■ **INFORMATION SHOWN**
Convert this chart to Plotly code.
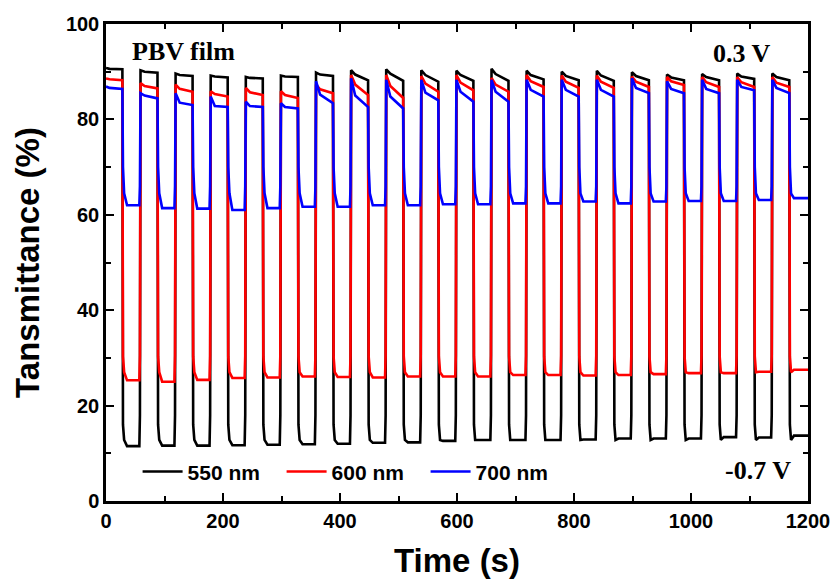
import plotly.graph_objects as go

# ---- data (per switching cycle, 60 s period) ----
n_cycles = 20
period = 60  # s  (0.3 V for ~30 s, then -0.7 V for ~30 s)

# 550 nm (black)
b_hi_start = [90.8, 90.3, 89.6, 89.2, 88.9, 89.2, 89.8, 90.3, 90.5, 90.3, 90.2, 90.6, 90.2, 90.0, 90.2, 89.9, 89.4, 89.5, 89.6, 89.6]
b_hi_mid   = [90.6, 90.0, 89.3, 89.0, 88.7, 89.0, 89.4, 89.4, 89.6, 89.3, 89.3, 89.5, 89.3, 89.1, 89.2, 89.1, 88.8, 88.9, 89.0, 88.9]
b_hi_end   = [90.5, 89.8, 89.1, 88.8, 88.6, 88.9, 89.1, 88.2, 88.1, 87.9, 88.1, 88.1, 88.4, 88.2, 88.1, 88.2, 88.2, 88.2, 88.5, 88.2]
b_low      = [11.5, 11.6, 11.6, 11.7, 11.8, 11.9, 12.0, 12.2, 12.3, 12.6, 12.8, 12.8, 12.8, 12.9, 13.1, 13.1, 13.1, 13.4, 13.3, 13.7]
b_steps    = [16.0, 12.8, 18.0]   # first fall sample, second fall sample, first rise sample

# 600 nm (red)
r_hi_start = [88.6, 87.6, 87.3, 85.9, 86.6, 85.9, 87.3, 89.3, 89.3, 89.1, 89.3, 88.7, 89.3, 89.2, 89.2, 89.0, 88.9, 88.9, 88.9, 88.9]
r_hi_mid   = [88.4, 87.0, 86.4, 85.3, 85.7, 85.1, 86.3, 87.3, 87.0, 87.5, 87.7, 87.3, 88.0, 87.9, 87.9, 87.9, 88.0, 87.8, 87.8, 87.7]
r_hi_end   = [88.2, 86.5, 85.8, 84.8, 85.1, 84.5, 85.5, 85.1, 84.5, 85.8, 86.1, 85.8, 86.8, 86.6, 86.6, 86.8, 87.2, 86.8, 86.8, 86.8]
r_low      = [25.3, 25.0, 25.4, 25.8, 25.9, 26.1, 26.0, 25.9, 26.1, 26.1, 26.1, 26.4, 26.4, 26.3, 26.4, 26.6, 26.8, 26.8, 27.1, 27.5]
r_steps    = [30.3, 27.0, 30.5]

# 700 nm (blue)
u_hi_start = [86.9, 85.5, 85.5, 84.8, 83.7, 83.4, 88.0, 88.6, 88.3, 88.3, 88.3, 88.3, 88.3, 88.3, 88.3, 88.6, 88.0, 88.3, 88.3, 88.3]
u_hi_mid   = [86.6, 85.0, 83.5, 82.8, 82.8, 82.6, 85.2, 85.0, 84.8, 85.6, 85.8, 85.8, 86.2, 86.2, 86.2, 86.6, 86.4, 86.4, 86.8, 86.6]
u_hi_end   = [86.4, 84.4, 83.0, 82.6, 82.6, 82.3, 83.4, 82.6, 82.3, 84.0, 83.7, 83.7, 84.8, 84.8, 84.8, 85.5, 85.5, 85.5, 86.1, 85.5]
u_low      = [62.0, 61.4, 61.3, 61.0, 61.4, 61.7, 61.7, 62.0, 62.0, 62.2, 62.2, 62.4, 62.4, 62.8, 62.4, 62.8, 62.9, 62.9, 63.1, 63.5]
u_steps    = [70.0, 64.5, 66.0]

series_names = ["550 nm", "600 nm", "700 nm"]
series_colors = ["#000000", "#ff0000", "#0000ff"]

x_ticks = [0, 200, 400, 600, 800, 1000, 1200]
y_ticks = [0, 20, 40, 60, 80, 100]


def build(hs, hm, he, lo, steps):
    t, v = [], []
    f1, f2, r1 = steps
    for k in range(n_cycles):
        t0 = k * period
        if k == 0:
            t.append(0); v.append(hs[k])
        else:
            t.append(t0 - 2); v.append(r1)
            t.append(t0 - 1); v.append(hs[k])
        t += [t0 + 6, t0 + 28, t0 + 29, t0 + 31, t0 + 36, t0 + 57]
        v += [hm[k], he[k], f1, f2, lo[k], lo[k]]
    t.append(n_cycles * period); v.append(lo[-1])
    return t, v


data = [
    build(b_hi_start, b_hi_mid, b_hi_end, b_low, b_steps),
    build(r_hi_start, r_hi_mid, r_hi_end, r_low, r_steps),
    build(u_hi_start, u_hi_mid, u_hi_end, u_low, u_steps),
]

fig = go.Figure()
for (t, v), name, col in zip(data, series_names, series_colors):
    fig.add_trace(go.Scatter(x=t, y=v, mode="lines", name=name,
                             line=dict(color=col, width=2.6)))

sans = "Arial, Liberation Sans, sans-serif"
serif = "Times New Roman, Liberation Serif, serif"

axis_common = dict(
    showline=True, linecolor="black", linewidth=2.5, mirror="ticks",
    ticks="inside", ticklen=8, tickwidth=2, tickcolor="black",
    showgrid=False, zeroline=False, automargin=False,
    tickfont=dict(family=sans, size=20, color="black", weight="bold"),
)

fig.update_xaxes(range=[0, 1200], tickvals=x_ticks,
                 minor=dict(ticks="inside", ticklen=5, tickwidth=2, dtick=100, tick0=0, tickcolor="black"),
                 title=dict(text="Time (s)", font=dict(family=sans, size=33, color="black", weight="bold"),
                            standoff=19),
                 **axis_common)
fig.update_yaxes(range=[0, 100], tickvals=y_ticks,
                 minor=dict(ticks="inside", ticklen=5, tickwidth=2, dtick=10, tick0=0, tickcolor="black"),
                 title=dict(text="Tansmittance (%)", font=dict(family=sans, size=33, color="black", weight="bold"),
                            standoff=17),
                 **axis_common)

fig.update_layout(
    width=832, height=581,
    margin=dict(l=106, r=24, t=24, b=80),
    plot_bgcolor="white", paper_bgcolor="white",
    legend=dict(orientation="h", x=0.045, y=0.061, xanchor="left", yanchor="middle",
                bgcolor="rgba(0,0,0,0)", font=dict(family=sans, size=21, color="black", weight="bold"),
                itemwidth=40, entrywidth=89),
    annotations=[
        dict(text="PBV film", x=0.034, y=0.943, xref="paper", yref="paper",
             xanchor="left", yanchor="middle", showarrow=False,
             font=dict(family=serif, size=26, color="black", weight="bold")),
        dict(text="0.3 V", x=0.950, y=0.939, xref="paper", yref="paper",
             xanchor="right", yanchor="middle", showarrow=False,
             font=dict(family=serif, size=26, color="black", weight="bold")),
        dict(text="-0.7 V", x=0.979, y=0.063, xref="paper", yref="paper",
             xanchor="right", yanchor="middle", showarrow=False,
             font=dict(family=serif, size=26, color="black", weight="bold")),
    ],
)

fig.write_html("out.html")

■ **STATED PROBLEM**
Write out the full listing verbatim, excluding its pictures.

■ **ANSWER TO THE EXERCISE**
Convert this chart to Plotly code.
import plotly.graph_objects as go

# ---- data (per switching cycle, 60 s period) ----
n_cycles = 20
period = 60  # s  (0.3 V for ~30 s, then -0.7 V for ~30 s)

# 550 nm (black)
b_hi_start = [90.8, 90.3, 89.6, 89.2, 88.9, 89.2, 89.8, 90.3, 90.5, 90.3, 90.2, 90.6, 90.2, 90.0, 90.2, 89.9, 89.4, 89.5, 89.6, 89.6]
b_hi_mid   = [90.6, 90.0, 89.3, 89.0, 88.7, 89.0, 89.4, 89.4, 89.6, 89.3, 89.3, 89.5, 89.3, 89.1, 89.2, 89.1, 88.8, 88.9, 89.0, 88.9]
b_hi_end   = [90.5, 89.8, 89.1, 88.8, 88.6, 88.9, 89.1, 88.2, 88.1, 87.9, 88.1, 88.1, 88.4, 88.2, 88.1, 88.2, 88.2, 88.2, 88.5, 88.2]
b_low      = [11.5, 11.6, 11.6, 11.7, 11.8, 11.9, 12.0, 12.2, 12.3, 12.6, 12.8, 12.8, 12.8, 12.9, 13.1, 13.1, 13.1, 13.4, 13.3, 13.7]
b_steps    = [16.0, 12.8, 18.0]   # first fall sample, second fall sample, first rise sample

# 600 nm (red)
r_hi_start = [88.6, 87.6, 87.3, 85.9, 86.6, 85.9, 87.3, 89.3, 89.3, 89.1, 89.3, 88.7, 89.3, 89.2, 89.2, 89.0, 88.9, 88.9, 88.9, 88.9]
r_hi_mid   = [88.4, 87.0, 86.4, 85.3, 85.7, 85.1, 86.3, 87.3, 87.0, 87.5, 87.7, 87.3, 88.0, 87.9, 87.9, 87.9, 88.0, 87.8, 87.8, 87.7]
r_hi_end   = [88.2, 86.5, 85.8, 84.8, 85.1, 84.5, 85.5, 85.1, 84.5, 85.8, 86.1, 85.8, 86.8, 86.6, 86.6, 86.8, 87.2, 86.8, 86.8, 86.8]
r_low      = [25.3, 25.0, 25.4, 25.8, 25.9, 26.1, 26.0, 25.9, 26.1, 26.1, 26.1, 26.4, 26.4, 26.3, 26.4, 26.6, 26.8, 26.8, 27.1, 27.5]
r_steps    = [30.3, 27.0, 30.5]

# 700 nm (blue)
u_hi_start = [86.9, 85.5, 85.5, 84.8, 83.7, 83.4, 88.0, 88.6, 88.3, 88.3, 88.3, 88.3, 88.3, 88.3, 88.3, 88.6, 88.0, 88.3, 88.3, 88.3]
u_hi_mid   = [86.6, 85.0, 83.5, 82.8, 82.8, 82.6, 85.2, 85.0, 84.8, 85.6, 85.8, 85.8, 86.2, 86.2, 86.2, 86.6, 86.4, 86.4, 86.8, 86.6]
u_hi_end   = [86.4, 84.4, 83.0, 82.6, 82.6, 82.3, 83.4, 82.6, 82.3, 84.0, 83.7, 83.7, 84.8, 84.8, 84.8, 85.5, 85.5, 85.5, 86.1, 85.5]
u_low      = [62.0, 61.4, 61.3, 61.0, 61.4, 61.7, 61.7, 62.0, 62.0, 62.2, 62.2, 62.4, 62.4, 62.8, 62.4, 62.8, 62.9, 62.9, 63.1, 63.5]
u_steps    = [70.0, 64.5, 66.0]

series_names = ["550 nm", "600 nm", "700 nm"]
series_colors = ["#000000", "#ff0000", "#0000ff"]

x_ticks = [0, 200, 400, 600, 800, 1000, 1200]
y_ticks = [0, 20, 40, 60, 80, 100]


def build(hs, hm, he, lo, steps):
    t, v = [], []
    f1, f2, r1 = steps
    for k in range(n_cycles):
        t0 = k * period
        if k == 0:
            t.append(0); v.append(hs[k])
        else:
            t.append(t0 - 2); v.append(r1)
            t.append(t0 - 1); v.append(hs[k])
        t += [t0 + 6, t0 + 28, t0 + 29, t0 + 31, t0 + 36, t0 + 57]
        v += [hm[k], he[k], f1, f2, lo[k], lo[k]]
    t.append(n_cycles * period); v.append(lo[-1])
    return t, v


data = [
    build(b_hi_start, b_hi_mid, b_hi_end, b_low, b_steps),
    build(r_hi_start, r_hi_mid, r_hi_end, r_low, r_steps),
    build(u_hi_start, u_hi_mid, u_hi_end, u_low, u_steps),
]

fig = go.Figure()
for (t, v), name, col in zip(data, series_names, series_colors):
    fig.add_trace(go.Scatter(x=t, y=v, mode="lines", name=name,
                             line=dict(color=col, width=2.6)))

sans = "Arial, Liberation Sans, sans-serif"
serif = "Times New Roman, Liberation Serif, serif"

axis_common = dict(
    showline=True, linecolor="black", linewidth=2.5, mirror="ticks",
    ticks="inside", ticklen=8, tickwidth=2, tickcolor="black",
    showgrid=False, zeroline=False, automargin=False,
    tickfont=dict(family=sans, size=20, color="black", weight="bold"),
)

fig.update_xaxes(range=[0, 1200], tickvals=x_ticks,
                 minor=dict(ticks="inside", ticklen=5, tickwidth=2, dtick=100, tick0=0, tickcolor="black"),
                 title=dict(text="Time (s)", font=dict(family=sans, size=33, color="black", weight="bold"),
                            standoff=19),
                 **axis_common)
fig.update_yaxes(range=[0, 100], tickvals=y_ticks,
                 minor=dict(ticks="inside", ticklen=5, tickwidth=2, dtick=10, tick0=0, tickcolor="black"),
                 title=dict(text="Tansmittance (%)", font=dict(family=sans, size=33, color="black", weight="bold"),
                            standoff=17),
                 **axis_common)

fig.update_layout(
    width=832, height=581,
    margin=dict(l=106, r=24, t=24, b=80),
    plot_bgcolor="white", paper_bgcolor="white",
    legend=dict(orientation="h", x=0.045, y=0.061, xanchor="left", yanchor="middle",
                bgcolor="rgba(0,0,0,0)", font=dict(family=sans, size=21, color="black", weight="bold"),
                itemwidth=40, entrywidth=89),
    annotations=[
        dict(text="PBV film", x=0.034, y=0.943, xref="paper", yref="paper",
             xanchor="left", yanchor="middle", showarrow=False,
             font=dict(family=serif, size=26, color="black", weight="bold")),
        dict(text="0.3 V", x=0.950, y=0.939, xref="paper", yref="paper",
             xanchor="right", yanchor="middle", showarrow=False,
             font=dict(family=serif, size=26, color="black", weight="bold")),
        dict(text="-0.7 V", x=0.979, y=0.063, xref="paper", yref="paper",
             xanchor="right", yanchor="middle", showarrow=False,
             font=dict(family=serif, size=26, color="black", weight="bold")),
    ],
)

fig.write_html("out.html")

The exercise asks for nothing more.